Trump’s big ugly budget reconciliation bill exempts tipped income and overtime pay from federal income tax for tax years 2025 and 2028. The exemption on tips is capped at $25K. The exemption on overtime only applies to the “half” portion of “time and a half” and is capped at $12.5K. While I look forward to taking about $3,600 in my paychecks out of the equation for my unwilling support of King Don’s Nazi bribe machine, these new exemptions will increase the federal deficit by $32 billion.
Meanwhile, Trump’s tax breaks hand over $50K to each of the richest one percent of taxpayers, and tax breaks for the top 10% will cost $2.3 trillion. Just one of those plutocrats-only tax breaks, increasing the exemption on estate taxes from $10 million to $15 million, will cost $212 billion, almost seven times the revenue we’re handing back to the bottom of the tax brackets by exempting tips and overtime.
In a warning to states about the fiscal perils of writing tip and overtime exemptions into their state tax codes, the Institute on Taxation and Economic Policy calls out these worker-friendly exemptions as bad tax policy designed to distract us from Trump’s upward redistribution of wealth:
These limited deductions were enacted primarily to distract from the windfall given to our nation’s wealthiest residents in the new law. They do very little to help working Americans make ends meet while deepening the federal deficit to the tune of $33 billion each year [Neva Butkus and Galen Hendricks, “Linking to Tipped and Overtime Income Deductions Would Worsen State Shortfalls, Do Little to Help Workers,” ITEP, 2025.12.08].

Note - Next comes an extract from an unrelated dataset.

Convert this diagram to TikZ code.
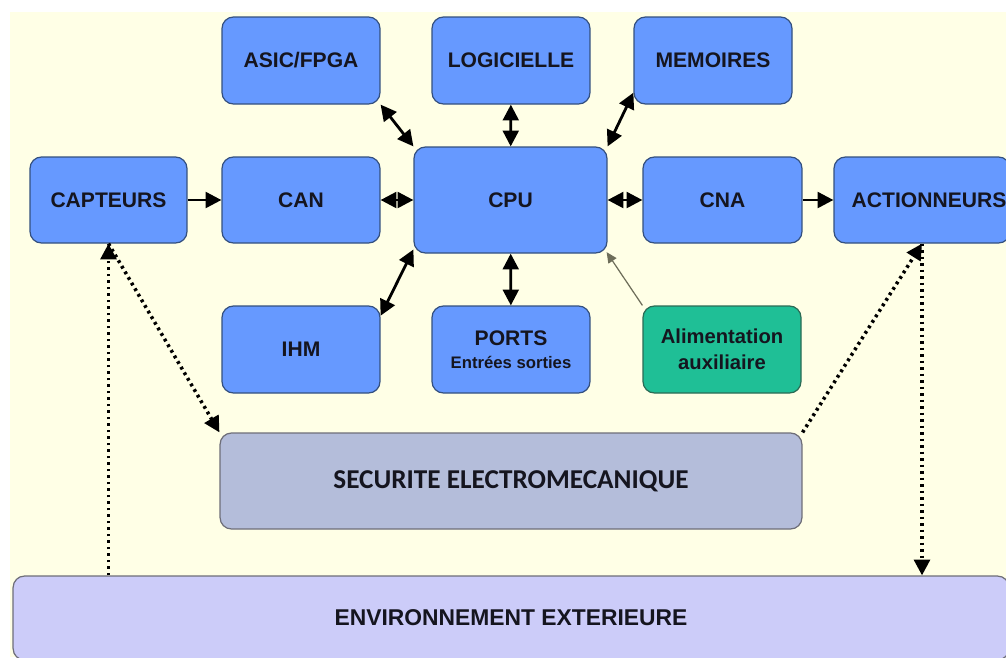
\documentclass[tikz,border=0pt]{standalone}
\usepackage{fontspec}
\setmainfont{Liberation Sans}
\newfontfamily\calibrifont{Carlito}
\usetikzlibrary{arrows.meta}
\definecolor{fondjaune}{HTML}{FFFFE6}
\definecolor{bleubloc}{HTML}{6699FF}
\definecolor{bordbleu}{HTML}{34507F}
\definecolor{vertbloc}{HTML}{1FBF96}
\definecolor{bordvert}{HTML}{2B6B55}
\definecolor{grisbloc}{HTML}{B4BDDA}
\definecolor{lilasbloc}{HTML}{CCCCF9}
\definecolor{bordgris}{HTML}{6E6E78}
\definecolor{texte}{HTML}{15151F}
\definecolor{filgris}{HTML}{6E6E5A}

\begin{document}
\begin{tikzpicture}[x=0.02cm,y=-0.02cm,
	bloc/.style={draw=bordbleu,fill=bleubloc,rounded corners=6.5pt,line width=0.7pt,
		minimum width=3.16cm,minimum height=1.74cm,inner sep=0pt,text=texte,
		font=\bfseries\fontsize{12}{14}\selectfont,align=center},
	fleche/.style={line width=1.6pt,{Triangle[length=9pt,width=9pt]}-{Triangle[length=9pt,width=9pt]}},
	simple/.style={line width=1.6pt,-{Triangle[length=9pt,width=9pt]}},
	pointille/.style={line width=2pt,dash pattern=on 1.6pt off 2.1pt,-{Triangle[length=9pt,width=9pt]}}]
		% fond
		\useasboundingbox (0,0) rectangle (1006,657);
		\fill[white] (0,0) rectangle (1006,657);
		\fill[fondjaune] (10,12) rectangle (1006,657);
		% blocs
		\node[bloc] (asic) at (301,60.5) {ASIC/FPGA};
		\node[bloc] (logiciel) at (511,60.5) {LOGICIELLE};
		\node[bloc] (memoire) at (713,60.5) {MEMOIRES};
		\node[bloc,minimum width=3.14cm,minimum height=1.72cm] (capteur) at (108.5,200) {CAPTEURS};
		\node[bloc,minimum height=1.72cm] (can) at (301,200) {CAN};
		\node[bloc,minimum width=3.86cm,minimum height=2.12cm] (cpu) at (510.5,200) {CPU};
		\node[bloc,minimum width=3.18cm,minimum height=1.72cm] (cna) at (722.5,200) {CNA};
		\node[bloc,minimum width=3.52cm,minimum height=1.72cm] (actionneur) at (922,200) {\hspace*{8pt}ACTIONNEURS};
		\node[bloc] (ihm) at (301,349.5) {IHM};
		\node[bloc] (ports) at (511,349.5) {PORTS\\[-1pt]{\fontsize{9.5}{11}\selectfont Entr\'ees sorties}};
		\node[bloc,fill=vertbloc,draw=bordvert,font=\bfseries\fontsize{11.5}{15}\selectfont] (alim) at (722,349.5) {Alimentation\\auxiliaire};
		\node[bloc,fill=grisbloc,draw=bordgris,minimum width=11.64cm,minimum height=1.92cm,
			font=\calibrifont\bfseries\fontsize{15.5}{18}\selectfont] (secu) at (511,481) {SECURITE ELECTROMECANIQUE};
		\node[bloc,fill=lilasbloc,draw=bordgris,minimum width=19.92cm,minimum height=1.68cm,
			font=\bfseries\fontsize{13}{15}\selectfont] (env) at (511,618) {ENVIRONNEMENT EXTERIEURE};
		% liaisons
		\draw[simple] (capteur) -- (can);
		\draw[fleche] (can) -- (cpu);
		\draw[fleche] (cpu) -- (cna);
		\draw[simple] (cna) -- (actionneur);
		\draw[fleche] (asic.south east) -- (cpu.north west);
		\draw[fleche] (logiciel) -- (cpu);
		\draw[fleche] (memoire.202) -- (cpu.north east);
		\draw[fleche] (ihm.23) -- (cpu.207);
		\draw[fleche] (ports) -- (cpu);
		\draw[filgris,line width=0.7pt,-{Triangle[length=6pt,width=5.5pt]},shorten >=-1pt] (alim.north west) -- (cpu.south east);
		% liaisons pointillees
		\draw[pointille] (capteur.south |- env.north) -- (capteur.south);
		\draw[pointille] (capteur.south) -- (secu.north west);
		\draw[pointille] (secu.north east) -- (actionneur.south);
		\draw[pointille] (actionneur.south) -- (actionneur.south |- env.north);
\end{tikzpicture}
\end{document}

ITEP says the tip and overtime exemptions leave out most workers:
First and foremost, very few workers qualify for these deductions. Of workers earning less than $25 an hour, just 5.2 percent are in occupations that tend to rely on tips. Among workers overall, just 6 percent2 report receiving overtime income. And even some of those workers who receive tips or overtime pay would be partly or fully excluded from receiving these state-level deductions if they earn too little to owe state personal income tax.
Exempting tips and overtime income unproductively divides the working class into those considered worthy and unworthy of preferential tax treatment. In tax parlance, this is known as violating the “horizontal equity” principle of fair taxation—the idea that two workers with similar incomes in similar households should pay similar amounts in tax. But you don’t need to be a tax wonk to see that carving out exemptions that favor certain professions over others is nonsensical – why should a waiter or bartender making $30,000 a year, largely through tips, pay significantly less income tax than a child care worker or a line cook at a fast-food restaurant who is paid the same amount? Instead of creating winners and losers in our tax system, state lawmakers should be pushing to foster economic security among the working class more broadly. For the same cost of creating tips and overtime carveouts for workers in certain favored professions, Congress could have expanded the Earned Income Tax Credit by almost 50 percent3 – a move that would have improved the fortunes of lower-paid workers regardless of their profession [Butkus and Hendricks, 2025.12.08].
The tip and overtime exemptions may also simply benefit cheapskate employers while increasing pressure on the workers the exemptions are supposed to help:
Exempting tips from state income tax could put downward pressure on hourly wages as employers pivot to relying on tips to compensate workers for providing services. That is, instead of providing wage increases for hotel desk clerks, housekeepers, lawn care workers, or one of the other 68 occupations identified by the Treasury Department as deserving access to the deduction, their employers could instead push to expand tipping culture to compensate for underpaying these employees. Faced with the choice of either updating hourly wages to reflect inflation, for instance, or inching up the “suggested tip” percentages that appear at checkout, the tips deduction makes it more likely that employers will opt for the latter.
Deductions for overtime income could also put downward pressure on wages. The 40-hour work week was a hard-fought labor policy, and time-and-a-half pay for overtime forces employers to hire adequate staff as opposed to exploiting a smaller group of workers through unreasonably long work weeks. Exempting overtime pay from state taxes would incentivize reclassifying positions as hourly, with one upshot being that employers could harness the new overtime deduction as a tool for coaxing longer hours out of their workers. Even worse, some employers may be tempted to curb future pay raises in favor of holding untaxed overtime hours over the heads of employees who now need the extra shifts to make ends meet [Butkus and Hendricks, 2025.12.08].
Don’t be fooled, my laboring brothers and sisters: even the paltry scraps Trump throws us from the bottom of his bucket, after lavishing his rich friends with the biggest favors, may just put us in a worse working situation while putting the nation deeper into debt.
Ah the leftovers from slavery never end. We could redo this as a society. Pay servers a living wage. Redo tips into an amount that you pay the establishment.
For instance have a check that states 66%, 75%, or feeling generous 100% of your bill. Republicans would always pay the 66% because that’s who they are. I’d pay 75% because I like the middle of the road. At times I’d pay the entire bill, the caramelized onion and brie burger at Shakespeare’s is divine.